Мы вернулись в цех, когда солнце уже высоко поднялось над
пепельной завесой. Правда света или тепла от этого больше не
стало.
Внутри нашего "дома" пахло костром и чем-то неуловимо родным.
Хотя, возможно, это опять мое сознание изводила лихорадка? Откуда
взяться-то родному? Я вообще не знаю, что можно отнести в подобную
категорию. Нет же ни черта.
Гризли, заметив меня, практически висевшего на Лоре, сразу
вскочил со своего места и широким шагом пошел нам навстречу.
– Ну что? – спросил он, рассматривая мою физиономию с
беспокойством.
– Врача не было. Там объявление оставили на двери, что сегодня
не приёмный день. – соврала Лора. – Я купила ему микстуру, думала,
может, полегчает. Но такое чувство, будто Мальку становится все
хуже, и хуже.
Гризли нахмурился, окинул меня взглядом с ног до головы,
поморщился и удрученно покачал головой.
– Ладно.

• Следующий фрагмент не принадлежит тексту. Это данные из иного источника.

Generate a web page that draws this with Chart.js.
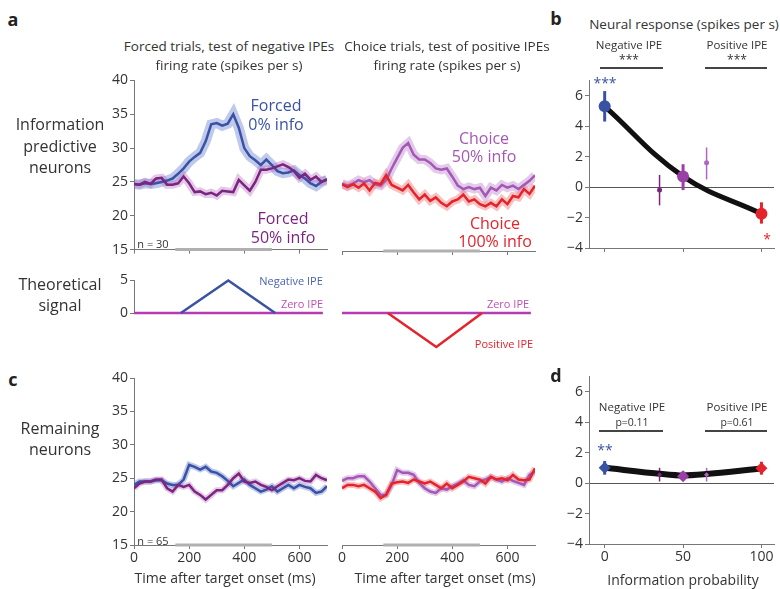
<!DOCTYPE html>
<html>
<head>
<meta charset="utf-8">
<script src="https://cdn.jsdelivr.net/npm/chart.js@4.4.1/dist/chart.umd.min.js"></script>
<style>
  body { margin: 0; background: #fff; }
  #fig { position: relative; width: 780px; height: 589px; overflow: hidden; font-family: "Open Sans", sans-serif; color: #333; }
  #fig canvas { position: absolute; }
  .t { position: absolute; white-space: nowrap; transform: translate(-50%, -50%); line-height: 1; z-index: 2; }
  .rule { position: absolute; height: 0; border-top: 2px solid #444; z-index: 2; }
</style>
</head>
<body>
<div id="fig"></div>
<script>
// ---- data ----
const timeMs = [0,20,40,60,80,100,120,140,160,180,200,220,240,260,280,300,320,340,360,380,400,420,440,460,480,500,520,540,560,580,600,620,640,660,680,700];
const timeTicks = [0, 200, 400, 600];
const rateTicks = [15, 20, 25, 30, 35, 40];
const stimMs = [150, 500];

// a: information predictive neurons (n = 30)
const aForced0  = [24.7,24.6,24.8,24.7,24.8,25.0,25.2,25.5,26.2,27.0,28.0,28.7,29.3,31.0,33.5,33.7,33.3,33.6,35.0,33.0,30.0,28.8,28.2,27.5,28.3,27.5,26.6,26.3,26.4,26.7,26.0,25.5,24.8,24.4,25.0,25.3];
const aForced50 = [24.7,24.6,25.0,24.7,25.5,25.6,24.6,24.6,24.8,25.8,24.8,23.5,23.6,23.2,23.4,23.0,23.7,23.6,23.5,25.3,24.5,23.7,25.0,26.8,26.8,27.0,27.3,27.6,27.2,26.6,25.6,26.2,25.3,25.8,25.0,25.4];
const aChoice50 = [24.8,24.5,24.8,25.3,25.0,25.3,24.7,24.5,25.3,27.0,28.5,30.0,30.7,29.0,28.3,28.3,27.8,27.0,26.8,27.0,25.8,24.5,24.0,24.3,24.0,24.2,23.0,24.2,23.8,24.6,24.2,24.5,24.0,24.6,25.2,26.0];
const aChoice100= [24.7,24.3,24.7,24.2,24.8,23.8,24.9,24.7,26.0,24.6,24.2,23.8,24.6,23.5,22.5,23.2,22.3,22.8,22.0,21.5,22.2,22.5,23.2,22.2,22.5,21.8,21.5,22.0,21.5,22.5,21.8,23.0,22.8,24.0,23.3,24.5];

// c: remaining neurons (n = 65)
const cForced0  = [24.0,24.5,24.5,24.5,24.7,24.7,24.2,24.0,24.0,24.8,27.0,26.7,26.3,26.7,26.0,25.8,25.3,24.6,23.8,24.3,24.8,24.0,23.5,23.0,23.3,23.8,23.0,23.5,24.0,23.5,24.0,23.7,23.5,22.8,23.0,23.8];
const cForced50 = [23.5,24.2,24.5,24.5,24.8,24.8,23.5,23.0,24.0,23.7,24.0,23.0,22.5,21.8,22.5,23.2,23.2,24.0,25.0,25.7,24.5,24.3,24.5,24.0,23.7,23.2,23.8,24.3,24.8,24.7,25.0,24.6,24.5,25.5,25.0,24.7];
const cChoice50 = [24.6,25.0,25.0,25.3,25.3,24.5,23.5,22.5,22.5,24.0,26.2,25.8,25.8,25.5,24.3,23.5,23.0,22.8,23.5,23.3,23.8,24.2,24.7,24.0,23.8,24.5,24.8,25.2,24.8,24.5,25.0,24.6,24.3,24.0,25.5,26.0];
const cChoice100= [23.5,24.0,24.0,23.8,24.0,23.5,23.0,22.0,22.5,24.2,24.4,24.5,24.3,24.8,24.5,24.2,24.5,24.0,23.5,24.2,23.5,24.0,24.5,25.2,25.0,24.8,24.2,25.2,24.8,25.0,24.7,25.5,24.8,24.7,24.8,26.5];

// theoretical signal
const zeroMs = [0, 685];
const zeroIpe = [0, 0];
const negMs = [170, 342, 512];
const negIpe = [0, 5, 0];
const posMs = [166, 342, 508];
const posIpe = [0, -5, 0];

// b / d: neural response vs information probability
const probX = [0, 35, 50, 65, 100];
const probTicks = [0, 50, 100];
const respTicks = [-4, -2, 0, 2, 4, 6];
const respB = [5.3, -0.2, 0.7, 1.6, -1.75];
const errLoB = [4.3, -1.2, -0.2, 0.5, -2.4];
const errHiB = [6.3, 0.8, 1.5, 2.6, -1.0];
const fitX = [0, 50, 100];
const fitB = [5.3, 0.7, -1.75];
const respD = [1.0, 0.55, 0.45, 0.55, 0.97];
const errLoD = [0.55, 0.1, 0.2, 0.1, 0.55];
const errHiD = [1.45, 1.0, 0.75, 1.0, 1.4];
const fitD = [1.0, 0.5, 0.95];

// ---- colours ----
const BLUE = "#3a52a4", BLUE_BAND = "rgba(95,120,205,0.4)";
const PURPLE = "#7b2580", PURPLE_BAND = "rgba(175,100,185,0.35)";
const LILAC = "#a458b4", LILAC_BAND = "rgba(200,150,215,0.5)";
const RED = "#e5232b", RED_BAND = "rgba(240,120,120,0.45)";
const MAGENTA = "#b53cb5";
const AXIS = "#777";
const pointColors = [BLUE, PURPLE, "#9b3fa8", "#b066c0", RED];

Chart.defaults.font.family = '"Open Sans", sans-serif';
Chart.defaults.color = "#333";
Chart.defaults.animation = false;
Chart.defaults.responsive = false;
Chart.defaults.events = [];
Chart.defaults.plugins.legend.display = false;
Chart.defaults.plugins.tooltip.enabled = false;

const fig = document.getElementById("fig");

function makeCanvas(x, y, w, h) {
  const c = document.createElement("canvas");
  c.width = w; c.height = h;
  c.style.left = x + "px"; c.style.top = y + "px";
  fig.appendChild(c);
  return c.getContext("2d");
}

function addText(t, x, y, size, color, weight) {
  const d = document.createElement("div");
  d.className = "t";
  d.textContent = t;
  d.style.left = x + "px";
  d.style.top = y + "px";
  d.style.fontSize = size + "px";
  if (color) d.style.color = color;
  if (weight) d.style.fontWeight = weight;
  fig.appendChild(d);
}

function addRule(x1, x2, y) {
  const d = document.createElement("div");
  d.className = "rule";
  d.style.left = x1 + "px";
  d.style.top = y + "px";
  d.style.width = (x2 - x1) + "px";
  fig.appendChild(d);
}

const errorBars = {
  id: "errorBars",
  beforeDatasetsDraw(chart) {
    const { ctx, scales: { x, y } } = chart;
    chart.data.datasets.forEach(ds => {
      if (!ds.errLo) return;
      ds.data.forEach((p, i) => {
        const px = x.getPixelForValue(p.x);
        ctx.save();
        ctx.strokeStyle = ds.pointBackgroundColor[i];
        ctx.lineWidth = ds.errWidth[i];
        ctx.beginPath();
        ctx.moveTo(px, y.getPixelForValue(ds.errLo[i]));
        ctx.lineTo(px, y.getPixelForValue(ds.errHi[i]));
        ctx.stroke();
        ctx.restore();
      });
    });
  }
};

function pts(xs, ys) {
  return xs.map((v, i) => ({ x: v, y: ys[i] }));
}

function trace(values, color, width, order) {
  return { data: pts(timeMs, values), borderColor: color, borderWidth: width, pointRadius: 0, tension: 0, order };
}

function stimBar() {
  return { data: pts(stimMs, [15, 15]), borderColor: "#b0b0b0", borderWidth: 3, pointRadius: 0, clip: false, order: 0 };
}

function timeX(showLabels, xh) {
  return {
    type: "linear", min: 0, max: 700,
    afterBuildTicks: s => { s.ticks = timeTicks.map(v => ({ value: v })); },
    afterFit: s => { s.height = xh; },
    border: { color: AXIS, width: 1 },
    grid: { drawOnChartArea: false, tickLength: 4, tickColor: AXIS },
    ticks: { display: showLabels, font: { size: 14 }, padding: 1, maxRotation: 0 }
  };
}

function rateY(show) {
  return {
    display: show, min: 15, max: 40,
    afterBuildTicks: s => { s.ticks = rateTicks.map(v => ({ value: v })); },
    afterFit: s => { s.width = show ? 34 : 0; },
    border: { color: AXIS, width: 1 },
    grid: { drawOnChartArea: false, tickLength: 4, tickColor: AXIS },
    ticks: { font: { size: 14 }, padding: 2 }
  };
}

function timePanel(x, y, w, h, pad, showY, showXLabels, xh, datasets) {
  new Chart(makeCanvas(x, y, w, h), {
    type: "line",
    data: { datasets: datasets.concat([stimBar()]) },
    options: {
      layout: { padding: pad },
      scales: { x: timeX(showXLabels, xh), y: rateY(showY) }
    }
  });
}

// panel a
timePanel(100, 70, 235, 190, { top: 9, right: 8, left: 0, bottom: 0 }, true, false, 9, [
  trace(aForced50, PURPLE, 2.5, 1), trace(aForced0, BLUE, 2.5, 2),
  trace(aForced50, PURPLE_BAND, 8, 3), trace(aForced0, BLUE_BAND, 10, 4)
]);
timePanel(335, 70, 210, 190, { top: 9, right: 10, left: 7, bottom: 0 }, false, false, 9, [
  trace(aChoice100, RED, 2.5, 1), trace(aChoice50, LILAC, 2.5, 2),
  trace(aChoice100, RED_BAND, 8, 3), trace(aChoice50, LILAC_BAND, 9, 4)
]);

// panel c
timePanel(100, 366, 235, 223, { top: 12, right: 8, left: 0, bottom: 0 }, true, true, 44, [
  trace(cForced50, PURPLE, 2.5, 1), trace(cForced0, BLUE, 2.5, 2),
  trace(cForced50, PURPLE_BAND, 6, 3), trace(cForced0, BLUE_BAND, 6, 4)
]);
timePanel(335, 366, 210, 223, { top: 12, right: 10, left: 7, bottom: 0 }, false, true, 44, [
  trace(cChoice100, RED, 2.5, 1), trace(cChoice50, LILAC, 2.5, 2),
  trace(cChoice100, RED_BAND, 6, 3), trace(cChoice50, LILAC_BAND, 6, 4)
]);

// theoretical signal
function theoryPanel(x, y, w, h, pad, showY, yMin, shapeMs, shapeVals, color) {
  new Chart(makeCanvas(x, y, w, h), {
    type: "line",
    data: { datasets: [
      { data: pts(shapeMs, shapeVals), borderColor: color, borderWidth: 2.5, pointRadius: 0, clip: false, order: 1 },
      { data: pts(zeroMs, zeroIpe), borderColor: MAGENTA, borderWidth: 2.5, pointRadius: 0, clip: false, order: 2 }
    ] },
    options: {
      layout: { padding: pad },
      scales: {
        x: { type: "linear", min: 0, max: 700, display: false },
        y: {
          display: showY, min: yMin, max: 5,
          afterBuildTicks: s => { s.ticks = [0, 5].map(v => ({ value: v })); },
          afterFit: s => { s.width = showY ? 34 : 0; },
          border: { color: AXIS, width: 1 },
          grid: { drawOnChartArea: false, tickLength: 4, tickColor: AXIS },
          ticks: { font: { size: 14 }, padding: 2 }
        }
      }
    }
  });
}
theoryPanel(100, 270, 235, 55, { top: 9, right: 8, left: 0, bottom: 12 }, true, 0, negMs, negIpe, BLUE);
theoryPanel(335, 270, 210, 85, { top: 9, right: 10, left: 7, bottom: 8 }, false, -5, posMs, posIpe, RED);

// panels b and d
function probPanel(x, y, w, h, xh, showXLabels, resp, lo, hi, fit, style, tension, fitWidth) {
  new Chart(makeCanvas(x, y, w, h), {
    type: "line",
    data: { datasets: [
      {
        data: pts(probX, resp), showLine: false, order: 1,
        pointStyle: style,
        pointRadius: [6, 2.5, 6, 2.5, 6],
        pointBackgroundColor: pointColors, pointBorderColor: pointColors, pointBorderWidth: 0,
        errLo: lo, errHi: hi, errWidth: [3, 1.5, 3, 1.5, 3]
      },
      { data: pts(fitX, fit), borderColor: "#111", borderWidth: fitWidth, pointRadius: 0, tension, order: 2 }
    ] },
    options: {
      layout: { padding: { top: 9, right: 0, left: 0, bottom: 0 } },
      scales: {
        x: {
          type: "linear", min: -10, max: 108,
          afterBuildTicks: s => { s.ticks = probTicks.map(v => ({ value: v })); },
          afterFit: s => { s.height = xh; },
          border: { color: AXIS, width: 1 },
          grid: { drawOnChartArea: false, tickLength: 4, tickColor: AXIS },
          ticks: { display: showXLabels, font: { size: 14 }, padding: 1, maxRotation: 0 }
        },
        y: {
          min: -4, max: 7,
          afterBuildTicks: s => { s.ticks = respTicks.map(v => ({ value: v })); },
          afterFit: s => { s.width = 29; },
          border: { color: AXIS, width: 1 },
          grid: { color: c => c.tick && c.tick.value === 0 ? "#555" : "rgba(0,0,0,0)", tickColor: AXIS, tickLength: 4 },
          ticks: { font: { size: 14 }, padding: 2, callback: v => (v < 0 ? "\u2212" + Math.abs(v) : v) }
        }
      }
    },
    plugins: [errorBars]
  });
}
probPanel(560, 70, 220, 190, 12, false, respB, errLoB, errHiB, fitB, "circle", 0.4, 5);
probPanel(560, 366, 220, 223, 45, true, respD, errLoD, errHiD, fitD, "rectRot", 0.2, 6);

// ---- text ----
addText("a", 13, 19, 18, "#222", 700);
addText("b", 556, 18, 18, "#222", 700);
addText("c", 13, 379, 18, "#222", 700);
addText("d", 556, 375, 18, "#222", 700);

addText("Information", 60, 124, 16);
addText("predictive", 60, 146, 16);
addText("neurons", 60, 167, 16);
addText("Theoretical", 60, 284, 16);
addText("signal", 60, 305, 16);
addText("Remaining", 60, 428, 16);
addText("neurons", 60, 449, 16);

addText("Forced trials, test of negative IPEs", 229, 47, 13.5);
addText("firing rate (spikes per s)", 229, 66, 13.5);
addText("Choice trials, test of positive IPEs", 447, 47, 13.5);
addText("firing rate (spikes per s)", 447, 66, 13.5);

addText("Forced", 276, 105, 16, BLUE);
addText("0% info", 276, 124, 16, BLUE);
addText("Forced", 283, 218, 16, PURPLE);
addText("50% info", 283, 237, 16, PURPLE);
addText("Choice", 484, 138, 16, LILAC);
addText("50% info", 484, 156, 16, LILAC);
addText("Choice", 495, 223, 16, RED);
addText("100% info", 495, 241, 16, RED);
addText("n = 30", 153, 243, 11);
addText("n = 65", 153, 540, 11);

addText("Negative IPE", 291, 280, 11, "#4a64b0");
addText("Zero IPE", 302, 303, 11, "#c050b0");
addText("Zero IPE", 508, 303, 11, "#c050b0");
addText("Positive IPE", 504, 343, 11, RED);

addText("Neural response (spikes per s)", 684, 25, 13.5);
addText("Negative IPE", 629, 45, 11.5);
addText("***", 629, 60, 12);
addRule(600, 663, 67);
addText("Positive IPE", 737, 45, 11.5);
addText("***", 737, 60, 12);
addRule(705, 767, 67);
addText("***", 605, 83, 14, BLUE);
addText("*", 767, 239, 14, RED);

addText("Negative IPE", 632, 407, 11.5);
addText("p=0.11", 632, 422, 10.5);
addRule(599, 663, 430);
addText("Positive IPE", 737, 407, 11.5);
addText("p=0.61", 737, 422, 10.5);
addRule(705, 767, 430);
addText("**", 605, 450, 14, BLUE);

addText("Time after target onset (ms)", 225, 578, 14);
addText("Time after target onset (ms)", 445, 578, 14);
addText("Information probability", 683, 580, 14);
</script>
</body>
</html>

Погано, конечно. А что слышно в городе? Что
говорят?
– Ничего особенного, – ответил я, с трудом ворочая языком. Голос
был хриплым. – Тихо. Город как город. Вообще нет никакого движения.
Вообще. Никакого.
В последние слова я вложил жирный такой намек, который
предназначался только вожаку. Смысл был в том, чтоб он понял,
убийство в ангаре Волконских совершенно нигде не фигурирует.
Гризли около минуты смотрел мне в глаза. Мы словно разговаривали
с ним молча.
"Ты уверен?"– спрашивал его взгляд.
“Абсолютно." – отвечал мой.
– Странно...– Протянул Гризли, и я, был с ним полностью
согласен. Действительно странно. – Ладно...Иди, Малек. Ложись. Тебе
надо очухаться. Лора, займись им.
Я докандылял до своей лежанки и рухнул на нее, чувствуя, как
земля кружится под моими ногами. Буквально. Предварительно, правда,
успел расстегнуть куртку и вытащить из внутреннего кармана Болтуна,
иначе вполне мог раздавить его весом своего тела.
Горностай, в отличие от всех остальных, совершенно не выглядел
взволнованным или обеспокоенным здоровьем своего нового хозяина. Он
просто сел рядом, практически возле моего лица, едва я только
улегся, ткнулся несколько раз носом в мою щеку, потом покрутился на
месте и тоже плюхнулся в тряпки, служившие нам постелью.
Едва я прикрыл глаза, сознание тут же начало ускользать,
проваливаясь в рваное состояние бреда. Перед глазами проносились
какие-то смазанные картины, всплывали куски воспоминаний.